Submitted on motion to dismiss the appeal of Mary M. Von Schmidt, trustee, for the following reasons:

(11 The proceeding and judgment below are not appeal-able on questions of law and fact.

(2) No valid reason exists to hold this appeal as an appeal on questions of law.

•The record discloses that the action below was on motion of John L. Marshall, a beneficiary of the trust, to remove the said Mary M. Von Schmidt as trustee. The proceeding was instituted under the provisions of §10506-53 GC. The Probate Court sustained the motion, and ordered the trustee removed.
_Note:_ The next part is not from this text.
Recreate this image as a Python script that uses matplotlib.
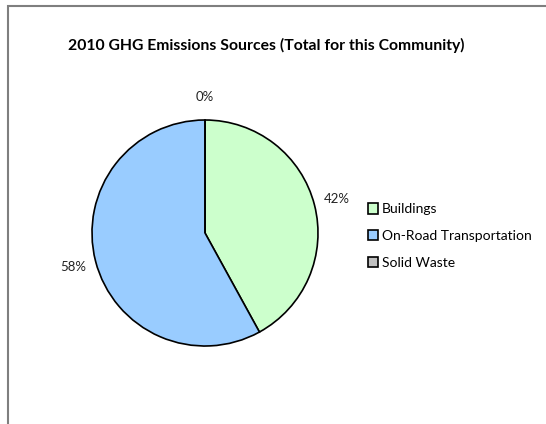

This appeal on questions of law and fact can stand as such only if the motion for a dismissal of the trustee is a chancery case within the meaning of that term as used in Sec. 6, Art IV of the Constitution of Ohio. It may be conceded that under the common law the administering of trusts and the appointment of guardians were chancery cases. However, in the case of In re Estate of Gurnea, 111 Oh St 715, the Court held that probate matters have lost their chancery character in Ohio, and that such proceedings are not now chancery cases as that term is used in the Constitution. This decision was followed in Squire, Superintendent of Banks, v Bates, 132 Oh St 161; In re Guardianship of Moyer, 68 Oh Ap 319; and In re Estate of Bates, 142 Oh St 622. Here the Court said:

“The question before the Probate Court in this case related to exceptions to the inventory and appraisement filed by an executor. It is not a chancery case. If there had previously been any basis for controversy relative thereto it was definitely determined by the decision of this court in the case of Squire, Superintendent of Banks v Bates, 132 Oh St, 161, where it is held in the first proposition of the syllabus as follows: ‘The settlement of the account of a testementary trustee in the Probate Court is not a chancery case and hence not appealable as such from the Probate Court to the Court of Appeals’. ”
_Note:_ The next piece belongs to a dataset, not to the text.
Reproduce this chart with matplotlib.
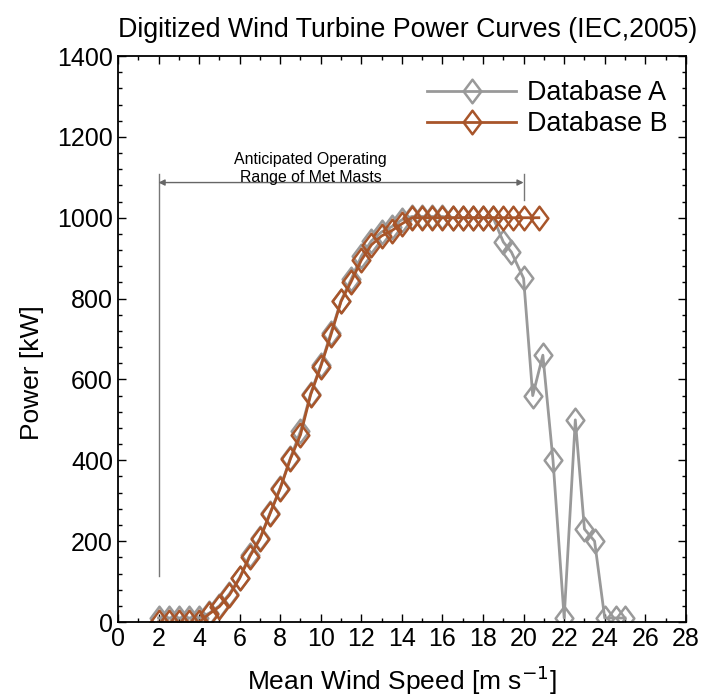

The appellant cites the case of Madden v Shellenbarger, 121 Oh St 401, which we hold is not in conflict with the views stated. This was an action in the Common Pleas Court, not the Probate Court, for the ostensible purpose of securing the advice and direction of the Court as to the provisional settlement of a case to set aside the will of testatrix instituted by her daughters and heirs at law, by and under which will the wards of the plaintiff take all their interest in the estate of the testatrix. The Court held that this was a chancery case, but we do not think that it is in conflict with the doctrine announced in the case of In re Estate of Gurnea, supra.

Coming now to the second branch of the motion, we find that this appeal was made in good faith and the appeal should be allowed to stand on questions of law. The appeal on law and fact will be dismissed. Leave is granted the appellant to prepare and file a bill of exceptions within thirty days from the filing of the entry.

HORNBECK, P. J., WISEMAN and MILLER, JJ., concur.